The council contended that it would not be possible to construct the proposal without bridging the gap. The inspector acknowledged that if the development was constructed with the gap bridged it would not be permitted development. He reasoned, however, that the proposal indicated that there would be a gap, and the practicalities of constructing the proposal were not a matter for him to consider.
Five millimetres?! This appellant is having a laugh.
The following DCP section is relevant: 4.3421
In, out, in, out…..
In a case involving a garage extension at a house in Surrey (DCS Number 400-016-084), an inspector has pointed out that with regard to eaves overhangs there is a difference between Class A of the GPDO, which deals with extensions to dwellinghouses and Class E, which deals with buildings incidental to the enjoyment of a dwellinghouse.

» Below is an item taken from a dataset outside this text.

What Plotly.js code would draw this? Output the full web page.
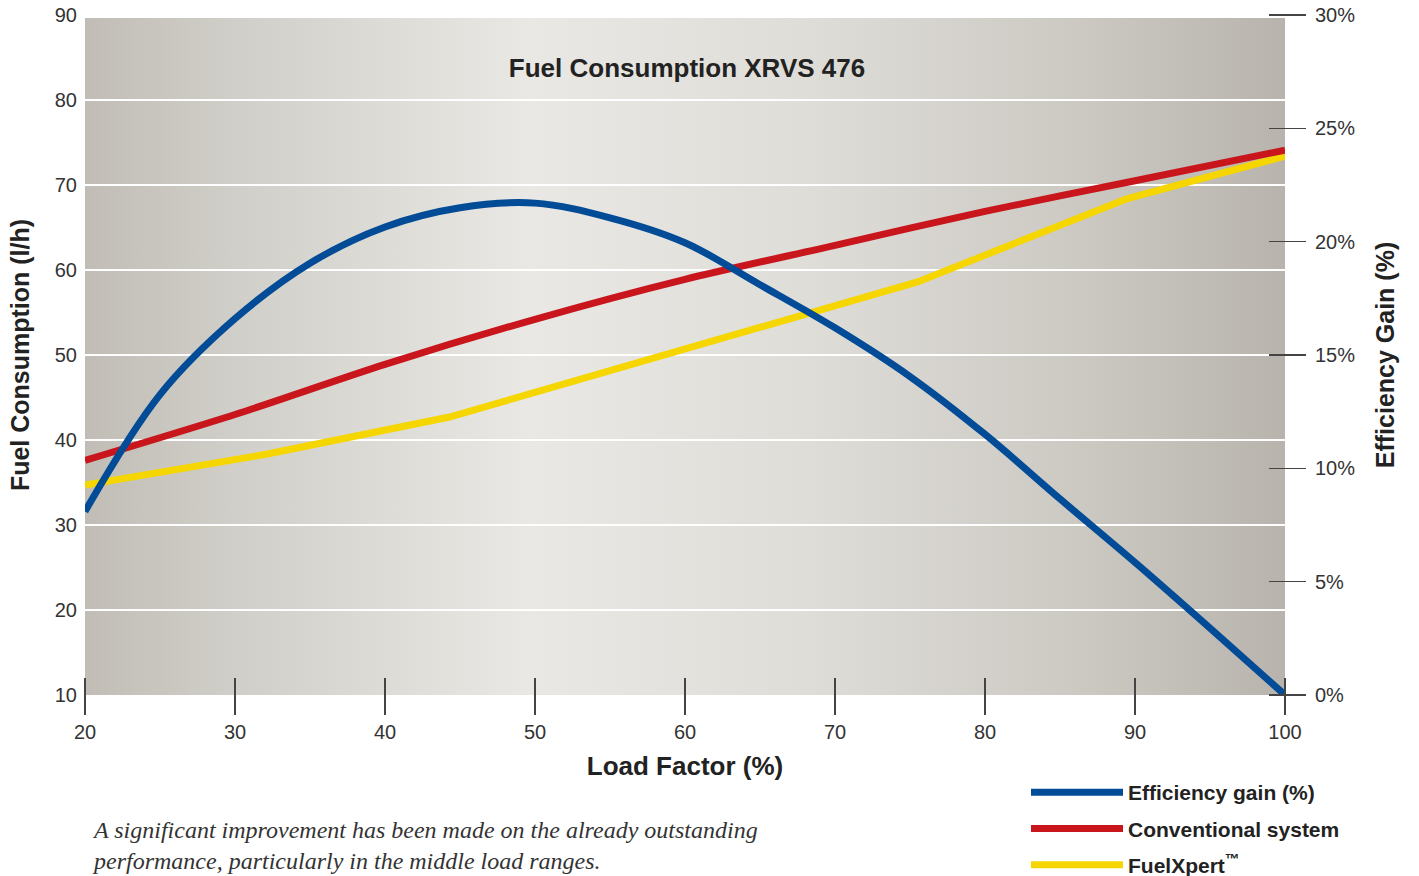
<!DOCTYPE html>
<html>
<head>
<meta charset="utf-8">
<script src="https://cdn.plot.ly/plotly-3.0.1.min.js"></script>
<style>html,body{margin:0;padding:0;background:#fff;}#chart{width:1419px;height:876px;}</style>
</head>
<body>
<div id="chart"></div>
<script>
// Load factor (%) for each series
const effLoad = [20, 25, 30, 35, 40, 45, 50, 55, 60, 65, 70, 75, 80, 85, 90, 95, 100];
// Efficiency gain (%) — right axis
const effGain = [8.1, 13.25, 16.6, 19.05, 20.65, 21.5, 21.7, 21.05, 19.95, 18.1, 16.2, 14.05, 11.5, 8.65, 5.85, 2.95, 0];

const convLoad = [20, 30, 40, 50, 60, 70, 80, 90, 100];
// Conventional system fuel consumption (l/h)
const convFuel = [37.6, 43.0, 48.9, 54.2, 58.9, 62.9, 66.9, 70.5, 74.1];

const fxLoad = [20, 32, 44.3, 75.5, 89.5, 100];
// FuelXpert fuel consumption (l/h)
const fxFuel = [34.7, 38.3, 42.7, 58.6, 68.4, 73.4];

const xTicks = [20, 30, 40, 50, 60, 70, 80, 90, 100];
const yTicks = [10, 20, 30, 40, 50, 60, 70, 80, 90];
const y2Ticks = [0, 5, 10, 15, 20, 25, 30];
const y2TickLabels = ['0%', '5%', '10%', '15%', '20%', '25%', '30%'];

const names = ['Efficiency gain (%)', 'Conventional system', 'FuelXpert<sup>™</sup>'];
const colors = ['#024b96', '#c8161c', '#f5d600'];

const SANS = 'Liberation Sans, Arial, sans-serif';

// drawn yellow, red, then blue on top; legendrank lists blue first
const traces = [
  {x: fxLoad, y: fxFuel, name: names[2], legendgroup: 'c', legendrank: 3, mode: 'lines',
   line: {color: colors[2], width: 7}},
  {x: convLoad, y: convFuel, name: names[1], legendgroup: 'b', legendrank: 2, mode: 'lines',
   line: {color: colors[1], width: 7, shape: 'spline', smoothing: 0.8}},
  {x: effLoad, y: effGain, yaxis: 'y2', name: names[0], legendgroup: 'a', legendrank: 1, mode: 'lines',
   line: {color: colors[0], width: 7, shape: 'spline', smoothing: 1}}
];

const svg = '<svg xmlns="http://www.w3.org/2000/svg" width="1200" height="680" preserveAspectRatio="none">' +
  '<defs><linearGradient id="g" x1="0" y1="0" x2="1" y2="0">' +
  '<stop offset="0" stop-color="#c1bdb6"/>' +
  '<stop offset="0.12" stop-color="#d0cec8"/>' +
  '<stop offset="0.37" stop-color="#e9e8e4"/>' +
  '<stop offset="0.6" stop-color="#dfddd8"/>' +
  '<stop offset="0.82" stop-color="#cdcac4"/>' +
  '<stop offset="1" stop-color="#b8b4ad"/>' +
  '</linearGradient></defs><rect width="1200" height="680" fill="url(#g)"/></svg>';
const bgSrc = 'data:image/svg+xml;charset=utf-8,' + encodeURIComponent(svg);

const layout = {
  width: 1419, height: 876,
  margin: {l: 85, r: 134, t: 15, b: 181, autoexpand: false},
  paper_bgcolor: '#ffffff',
  plot_bgcolor: 'rgba(0,0,0,0)',
  showlegend: true,
  title: {
    text: 'Fuel Consumption XRVS 476',
    font: {family: SANS, size: 26, color: '#222', weight: 'bold'},
    xref: 'paper', x: 0.5017, xanchor: 'center',
    yref: 'container', y: 1 - 68/876, yanchor: 'middle'
  },
  xaxis: {
    range: [20, 100], tickvals: xTicks, ticktext: xTicks.map(String),
    showgrid: false, zeroline: false, showline: false,
    anchor: 'free', position: 18/680,
    ticks: 'outside', ticklen: 37, tickwidth: 1.5, tickcolor: '#444',
    tickfont: {family: SANS, size: 20, color: '#333'},
    title: {text: 'Load Factor (%)', font: {family: SANS, size: 26, color: '#222', weight: 'bold'}, standoff: 14}
  },
  yaxis: {
    range: [10, 90], tickvals: yTicks, ticktext: yTicks.map(String),
    showgrid: true, gridcolor: '#ffffff', gridwidth: 1.5,
    zeroline: false, showline: false, ticks: '',
    ticklabelstandoff: 7,
    tickfont: {family: SANS, size: 20, color: '#333'},
    title: {text: 'Fuel Consumption (l/h)', font: {family: SANS, size: 25, color: '#222', weight: 'bold'}, standoff: 18}
  },
  yaxis2: {
    range: [0, 30], tickvals: y2Ticks, ticktext: y2TickLabels,
    overlaying: 'y', side: 'right', anchor: 'free', position: (1268 - 85)/1200,
    showgrid: false, zeroline: false, showline: false,
    ticks: 'outside', ticklen: 37, tickwidth: 1.5, tickcolor: '#444',
    ticklabelstandoff: 5,
    tickfont: {family: SANS, size: 20, color: '#333'},
    title: {text: 'Efficiency Gain (%)', font: {family: SANS, size: 25, color: '#222', weight: 'bold'}, standoff: 22}
  },
  legend: {
    x: (1026 - 85)/1200, xanchor: 'left', xref: 'paper',
    y: (695 - 772)/680, yanchor: 'top', yref: 'paper',
    bgcolor: 'rgba(0,0,0,0)', borderwidth: 0,
    itemwidth: 92, traceorder: 'grouped', tracegroupgap: 6,
    font: {family: SANS, size: 21, color: '#222', weight: 'bold'}
  },
  images: [{
    source: bgSrc, xref: 'paper', yref: 'paper', x: 0, y: 1 - 3/680,
    sizex: 1, sizey: 1 - 3/680, sizing: 'stretch', layer: 'below', xanchor: 'left', yanchor: 'top'
  }],
  annotations: [{
    text: 'A significant improvement has been made on the already outstanding<br>performance, particularly in the middle load ranges.',
    xref: 'paper', yref: 'paper', x: (90 - 85)/1200, y: (695 - 815)/680,
    xanchor: 'left', yanchor: 'top', align: 'left', showarrow: false,
    font: {family: 'Liberation Serif, Times New Roman, serif', size: 24, color: '#333', style: 'italic'}
  }]
};

Plotly.newPlot('chart', traces, layout, {displayModeBar: false, staticPlot: true});
</script>
</body>
</html>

The appellant argued that the council had ignored roof overhangs and gutters for the purposes of measuring the two metre distance to the boundary when it had granted a certificate of lawfulness for a rear extension, so it was inconsistent to now include them when considering the garage extension.
The inspector explained that there is no specific advice in the Technical Guidance for Class E about how to measure the distance between the boundary and a building and no mention of ignoring guttering or an overhanging roof. In fact, he found, the guidance is quite clear “If any part of the building, container or enclosure is within two metres of the boundary of the curtilage of the house, then the height limit for the whole development is restricted to 2.5 metres if it is to be permitted development”. In the appeal before him the overhanging element of the roof and guttering were part of the building proposed and those parts would be closer than two metres to the boundary. The roof was too tall, and therefore the proposed extension to the garage was not permitted development.
Any ideas, dear readers, as to why overhangs should be in or out of the calculations according to which Class of the GPDO the development falls within?